Sunday, October 21, 2018

Tonight's Movie: Annapolis Salute (1937) - A Warner Archive DVD Review

James Ellison, Marsha Hunt, and Van Heflin star in the RKO programmer ANNAPOLIS SALUTE (1937), just released on DVD by the Warner Archive.

I first saw this film close to a decade ago, in February 2009. I was especially glad to revisit it just now since leading lady Marsha Hunt celebrated her 101st birthday last week! As she did in Paramount's THE VIRGINIA JUDGE (1935), which I saw last month, she plays her character with a light Southern accent.

ANNAPOLIS SALUTE is a short and sweet 65-minute film about Bill Martin (Ellison), a new cadet at the U.S. Naval Academy. He falls in love with Julia (Hunt), the sister of his classmate (Arthur Lake); unfortunately another classmate (Van Heflin) is also taken with Julia, creating conflict between the men, but she's only got eyes for Bill.

The path to true love isn't smooth, especially when a drunken young woman (Ann Hovey) has a car wreck with Bill's cap in her car, which gets him in trouble with the academy; Bill and Julia also face pressure from Bill's proud father (Harry Carey Sr.) not to get too serious too fast, given how many years it will be before Bill is free to wed.
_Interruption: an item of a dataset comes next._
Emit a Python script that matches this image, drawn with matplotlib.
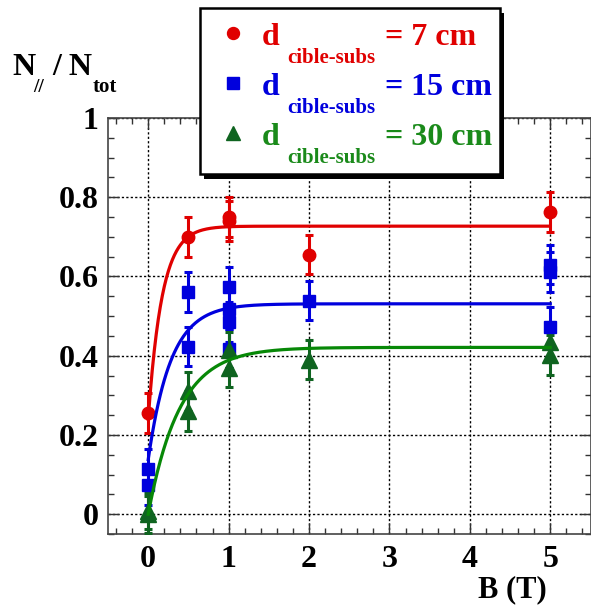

Ellison, who had spent the previous couple of years appearing in a number of Hopalong Cassidy Westerns, is appealing as an honorable young man, and Hunt is charming as always, managing to imbue her lightly written character with more depth than appears on paper. Carey similarly always adds tremendously to any film in which he appears.

Hunt and Heflin would both later work at MGM; half a decade after appearing in ANNAPOLIS SALUTE, they costarred in MGM's KID GLOVE KILLER (1942) and SEVEN SWEETHEARTS (1942).

ANNAPOLIS SALUTE isn't anything out of the ordinary, but it does what it sets out to do, entertain its audience for an hour or so with an interesting story about young men in the service. Viewing this knowing that it's likely all of these young men would have been serving in WWII around the time of their graduation gives the film a bit of added poignance; indeed, it seems quite likely that many of the men seen in the background would later serve in the war in real life.

ANNAPOLIS SALUTE was directed by Christy Cabanne, who also wrote the story which inspired John Twist's screenplay. The black and white filming was by Russell Metty. The film has a host of back projections, but it also appears that filming was done on location in Annapolis.

The ANNAPOLIS SALUTE DVD is a good print. There are no extras.

Thanks to the Warner Archive for providing a review copy of this DVD. Warner Archive releases are MOD (manufactured on demand) and may be ordered from the Warner Archive Collection at the WBShop or from any online retailers where DVDs and Blu-rays are sold.